## YOUR INSTRUCTIONS
Reproduce the whole listing, character for character.

## SUPPLIED DATA

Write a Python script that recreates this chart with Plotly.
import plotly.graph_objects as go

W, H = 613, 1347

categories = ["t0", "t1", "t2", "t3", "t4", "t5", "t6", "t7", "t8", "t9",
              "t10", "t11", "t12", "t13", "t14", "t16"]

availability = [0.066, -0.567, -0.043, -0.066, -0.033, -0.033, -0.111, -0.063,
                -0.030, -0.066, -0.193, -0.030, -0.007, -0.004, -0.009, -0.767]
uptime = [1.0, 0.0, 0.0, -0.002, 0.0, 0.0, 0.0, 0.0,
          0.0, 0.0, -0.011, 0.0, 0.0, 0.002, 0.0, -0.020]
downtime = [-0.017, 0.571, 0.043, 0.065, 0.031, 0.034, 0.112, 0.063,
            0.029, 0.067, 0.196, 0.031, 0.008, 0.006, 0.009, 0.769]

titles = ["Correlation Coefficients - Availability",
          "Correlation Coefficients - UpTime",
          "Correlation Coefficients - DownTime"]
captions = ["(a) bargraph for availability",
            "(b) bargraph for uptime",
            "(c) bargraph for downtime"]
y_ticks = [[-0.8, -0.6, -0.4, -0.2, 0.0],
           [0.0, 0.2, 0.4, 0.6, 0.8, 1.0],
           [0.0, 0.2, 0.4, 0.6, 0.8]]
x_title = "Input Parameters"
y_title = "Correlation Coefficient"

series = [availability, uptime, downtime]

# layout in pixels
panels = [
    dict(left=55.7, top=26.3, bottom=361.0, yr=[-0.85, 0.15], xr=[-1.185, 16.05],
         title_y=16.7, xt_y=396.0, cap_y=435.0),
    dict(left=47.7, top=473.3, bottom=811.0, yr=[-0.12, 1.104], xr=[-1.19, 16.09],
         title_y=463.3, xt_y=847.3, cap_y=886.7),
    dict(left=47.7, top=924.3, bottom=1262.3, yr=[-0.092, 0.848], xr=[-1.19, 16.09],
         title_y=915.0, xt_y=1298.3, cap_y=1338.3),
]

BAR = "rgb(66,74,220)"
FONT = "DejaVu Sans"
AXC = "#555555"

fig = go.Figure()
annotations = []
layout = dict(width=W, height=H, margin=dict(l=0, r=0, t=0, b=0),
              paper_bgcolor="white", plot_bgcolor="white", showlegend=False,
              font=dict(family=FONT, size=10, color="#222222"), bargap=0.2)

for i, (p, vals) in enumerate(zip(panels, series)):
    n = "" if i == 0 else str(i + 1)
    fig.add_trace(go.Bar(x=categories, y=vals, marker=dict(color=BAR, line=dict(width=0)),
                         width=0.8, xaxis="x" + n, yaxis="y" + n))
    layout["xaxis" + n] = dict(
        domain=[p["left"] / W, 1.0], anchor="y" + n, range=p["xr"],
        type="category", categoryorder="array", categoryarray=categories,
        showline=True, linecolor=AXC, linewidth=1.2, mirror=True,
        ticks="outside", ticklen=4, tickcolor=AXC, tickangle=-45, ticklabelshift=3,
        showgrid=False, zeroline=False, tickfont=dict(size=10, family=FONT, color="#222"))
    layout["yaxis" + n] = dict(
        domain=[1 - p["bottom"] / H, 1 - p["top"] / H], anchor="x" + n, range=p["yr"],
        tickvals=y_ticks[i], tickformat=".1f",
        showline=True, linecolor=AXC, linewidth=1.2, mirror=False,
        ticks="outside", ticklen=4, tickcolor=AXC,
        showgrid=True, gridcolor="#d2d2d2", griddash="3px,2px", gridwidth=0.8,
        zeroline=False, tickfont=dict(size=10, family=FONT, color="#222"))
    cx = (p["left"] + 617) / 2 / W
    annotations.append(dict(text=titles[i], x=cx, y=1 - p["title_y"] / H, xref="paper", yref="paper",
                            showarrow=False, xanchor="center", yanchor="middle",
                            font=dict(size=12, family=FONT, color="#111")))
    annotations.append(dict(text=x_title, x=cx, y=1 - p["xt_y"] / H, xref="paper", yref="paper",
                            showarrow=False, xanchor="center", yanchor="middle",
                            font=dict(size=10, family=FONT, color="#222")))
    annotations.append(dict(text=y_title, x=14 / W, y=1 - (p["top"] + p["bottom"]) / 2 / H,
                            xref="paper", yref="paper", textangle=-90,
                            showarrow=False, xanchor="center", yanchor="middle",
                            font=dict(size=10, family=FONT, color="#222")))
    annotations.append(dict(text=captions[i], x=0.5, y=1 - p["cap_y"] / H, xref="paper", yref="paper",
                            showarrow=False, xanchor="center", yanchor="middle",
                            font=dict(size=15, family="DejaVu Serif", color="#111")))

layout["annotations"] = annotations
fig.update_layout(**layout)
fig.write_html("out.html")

## ANSWER TO THE TASK
Write a Python script that recreates this chart with Plotly.
import plotly.graph_objects as go

W, H = 613, 1347

categories = ["t0", "t1", "t2", "t3", "t4", "t5", "t6", "t7", "t8", "t9",
              "t10", "t11", "t12", "t13", "t14", "t16"]

availability = [0.066, -0.567, -0.043, -0.066, -0.033, -0.033, -0.111, -0.063,
                -0.030, -0.066, -0.193, -0.030, -0.007, -0.004, -0.009, -0.767]
uptime = [1.0, 0.0, 0.0, -0.002, 0.0, 0.0, 0.0, 0.0,
          0.0, 0.0, -0.011, 0.0, 0.0, 0.002, 0.0, -0.020]
downtime = [-0.017, 0.571, 0.043, 0.065, 0.031, 0.034, 0.112, 0.063,
            0.029, 0.067, 0.196, 0.031, 0.008, 0.006, 0.009, 0.769]

titles = ["Correlation Coefficients - Availability",
          "Correlation Coefficients - UpTime",
          "Correlation Coefficients - DownTime"]
captions = ["(a) bargraph for availability",
            "(b) bargraph for uptime",
            "(c) bargraph for downtime"]
y_ticks = [[-0.8, -0.6, -0.4, -0.2, 0.0],
           [0.0, 0.2, 0.4, 0.6, 0.8, 1.0],
           [0.0, 0.2, 0.4, 0.6, 0.8]]
x_title = "Input Parameters"
y_title = "Correlation Coefficient"

series = [availability, uptime, downtime]

# layout in pixels
panels = [
    dict(left=55.7, top=26.3, bottom=361.0, yr=[-0.85, 0.15], xr=[-1.185, 16.05],
         title_y=16.7, xt_y=396.0, cap_y=435.0),
    dict(left=47.7, top=473.3, bottom=811.0, yr=[-0.12, 1.104], xr=[-1.19, 16.09],
         title_y=463.3, xt_y=847.3, cap_y=886.7),
    dict(left=47.7, top=924.3, bottom=1262.3, yr=[-0.092, 0.848], xr=[-1.19, 16.09],
         title_y=915.0, xt_y=1298.3, cap_y=1338.3),
]

BAR = "rgb(66,74,220)"
FONT = "DejaVu Sans"
AXC = "#555555"

fig = go.Figure()
annotations = []
layout = dict(width=W, height=H, margin=dict(l=0, r=0, t=0, b=0),
              paper_bgcolor="white", plot_bgcolor="white", showlegend=False,
              font=dict(family=FONT, size=10, color="#222222"), bargap=0.2)

for i, (p, vals) in enumerate(zip(panels, series)):
    n = "" if i == 0 else str(i + 1)
    fig.add_trace(go.Bar(x=categories, y=vals, marker=dict(color=BAR, line=dict(width=0)),
                         width=0.8, xaxis="x" + n, yaxis="y" + n))
    layout["xaxis" + n] = dict(
        domain=[p["left"] / W, 1.0], anchor="y" + n, range=p["xr"],
        type="category", categoryorder="array", categoryarray=categories,
        showline=True, linecolor=AXC, linewidth=1.2, mirror=True,
        ticks="outside", ticklen=4, tickcolor=AXC, tickangle=-45, ticklabelshift=3,
        showgrid=False, zeroline=False, tickfont=dict(size=10, family=FONT, color="#222"))
    layout["yaxis" + n] = dict(
        domain=[1 - p["bottom"] / H, 1 - p["top"] / H], anchor="x" + n, range=p["yr"],
        tickvals=y_ticks[i], tickformat=".1f",
        showline=True, linecolor=AXC, linewidth=1.2, mirror=False,
        ticks="outside", ticklen=4, tickcolor=AXC,
        showgrid=True, gridcolor="#d2d2d2", griddash="3px,2px", gridwidth=0.8,
        zeroline=False, tickfont=dict(size=10, family=FONT, color="#222"))
    cx = (p["left"] + 617) / 2 / W
    annotations.append(dict(text=titles[i], x=cx, y=1 - p["title_y"] / H, xref="paper", yref="paper",
                            showarrow=False, xanchor="center", yanchor="middle",
                            font=dict(size=12, family=FONT, color="#111")))
    annotations.append(dict(text=x_title, x=cx, y=1 - p["xt_y"] / H, xref="paper", yref="paper",
                            showarrow=False, xanchor="center", yanchor="middle",
                            font=dict(size=10, family=FONT, color="#222")))
    annotations.append(dict(text=y_title, x=14 / W, y=1 - (p["top"] + p["bottom"]) / 2 / H,
                            xref="paper", yref="paper", textangle=-90,
                            showarrow=False, xanchor="center", yanchor="middle",
                            font=dict(size=10, family=FONT, color="#222")))
    annotations.append(dict(text=captions[i], x=0.5, y=1 - p["cap_y"] / H, xref="paper", yref="paper",
                            showarrow=False, xanchor="center", yanchor="middle",
                            font=dict(size=15, family="DejaVu Serif", color="#111")))

layout["annotations"] = annotations
fig.update_layout(**layout)
fig.write_html("out.html")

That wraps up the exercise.